'Nueva York es una ventana sin cortinas', de Paolo Cognetti

Nueva York es una ventana sin cortinas

Paolo Cognetti

Traducción de Miquel Izquierdo
Navona
Barcelona, 2018
180 páginas
 
Por Ricardo Martínez Llorca / @rimllorca

Si alguien pretende tener intimidad, Nueva York es el sitio menos adecuado para quedarse. El título del libro lo expresa muy bien: en la gran ciudad uno está expuesto a los demás de forma escandalosa. Nada hay absolutamente privado. Una ventana sin cortinas nos recuerda a la película de Hitchcock, La ventana indiscreta, trabajada a partir de varias ventanas: la primera la del espectador y la pantalla, que es la ventana a través de la que nos metemos en el escenario. La segunda la ventana desde la que mira el protagonista. La tercera la calle. Y la cuarta las ventanas abiertas, las que permiten al voyeur practicar su locura que, como comprobamos por las reacciones de los demás en la película, se entiende que son lo normal. La norma y lo frecuente es, pues, meterse en la vida de los demás sin que los demás se enteren. Y los demás, como uno mismo, se saben expuestos, pero les trae sin cuidado. Al fin y al cabo, una norma es una ley no escrita, un acuerdo tácito.

A la hora de abrir este libro, teniendo en cuenta esos presupuestos, sabemos que nos encontramos con un autor que, a su vez, ha expresado el amor por la soledad elegida en la naturaleza, en la montaña.
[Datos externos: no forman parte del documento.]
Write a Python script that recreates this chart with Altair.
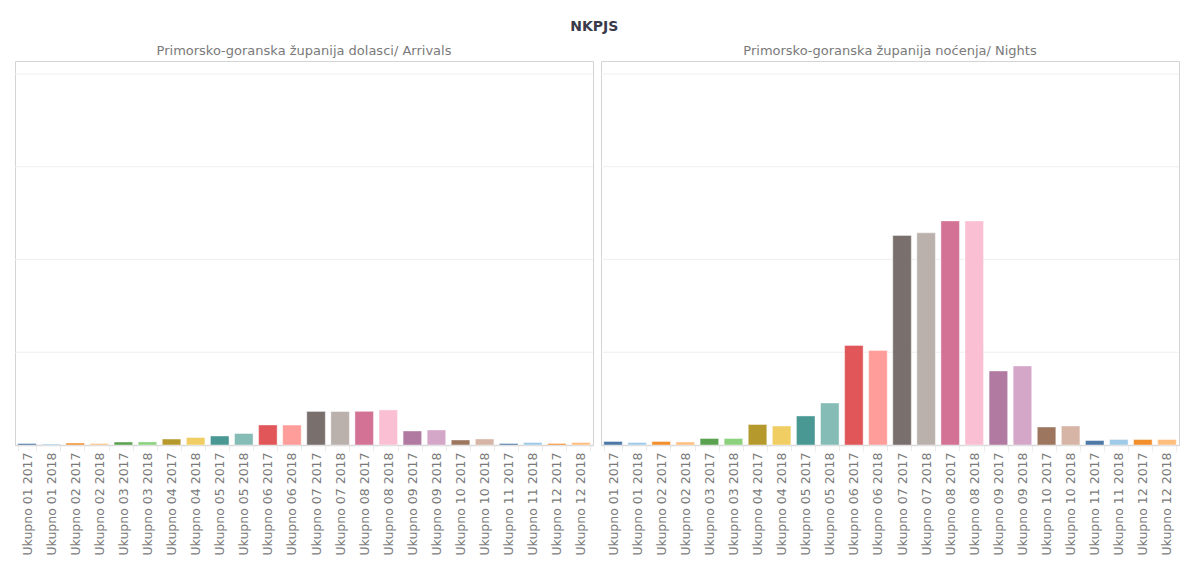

Le conocemos por El muchacho silvestre y Las ocho montañas, y sabemos que es una persona delicada con los demás. Al menos con los lectores. Quien conozca Nueva York se dará cuenta de que la neurosis de Manhattan no es una vibración sana. Puede sorprendernos algunos días, pero la ansiedad que generan sus dimensiones no humanas terminarán por superarnos, a no ser que uno sea, a su vez, neurótico. Sin embargo, Nueva York no termina en la isla de Manhattan. Brooklyn, el otro gran barrio de la ciudad, ofrece una vida más acorde con las dimensiones del hombre. La urbanización, el tamaño de las edificaciones, la velocidad a la que pasa el tiempo, ver el cielo, todo eso es lo que lleva a Paolo Cognetti a elegir Brooklyn. Y desde ahí nos regala este libro de viajes en el que Nueva York no está caracterizado por sus excesos.

Cognetti es sensible a los cuadros que ve, a la pobreza, por ejemplo, que iguala con los emigrados históricos: antes llegaba de cualquier lugar del mundo, ahora se refugian huyendo de calle en calle. La mirada de Cognetti no es la de un turista, pero no reniega de cierta condición de visitante ocasional. Algunos de sus viajes a la ciudad los hizo para preparar documentales sobre la ciudad donde viven y vivieron escritores. Así pues, estos son apuntes al margen, notas sobre lo cotidiano, que no figuran en los documentales, a la par que apuntala los relatos en esa dirección. Por el libro pasará Whitman y Melville, a la par, como dos vidas paralelas con direcciones contrarias. También el judaísmo, que tanto ha influido en la ciudad, y escritores como Henry Roth, Allan Ginsberg, Bashevis Singer, y pasea por guetos hasídicos. También por los asiáticos, evitando la Chinatown que va comiéndose las calles de Manhattan. Reconoce, como no podía ser de otra forma, la Italia que late en algunos callejones, los mismos en los que se cultivan huertos urbanos o jardines autogestionados. Aparece el beisbol como una religión sin dios. Cruza los puentes y admira la virtud de cada uno de ellos, aunque elige el de Brooklyn, del que dice sentir, frente a él, lo mismo que frente a las grandes catedrales de Europa. Esta experiencia nos indica que busca la poesía de la ciudad, y para hallarla no debe mirar hacia los rascacielos, sino mantener la vista en horizontal. Ver lo que ve un hombre. Encuentra, así, una extraña forma de poesía en los comercios, por ejemplo, en esas tiendas que no cierran en veinticuatro horas.

En lo que se refiere a los escritores que le llevaron hasta allí (Paul Auster, Safran Foer, Colson Whitehead, etc.), menciona el encuentro hostil con la ciudad y el ritmo más asumible para su corazón que encontraron en Brooklyn. Se encuentran en una suerte de equilibrio pacífico, pero precario. En buena medida, lo precario es una de las características del equilibrio, esté uno donde esté. De ahí que Cognetti entienda que esta ciudad no se diferencia, en lo que se atiene a lo humano, de las demás: vive dentro de cada escena que ve, le recuerda algo que ha leído y lo relata, porque la vida no será una novela, pero los instantes son relatos.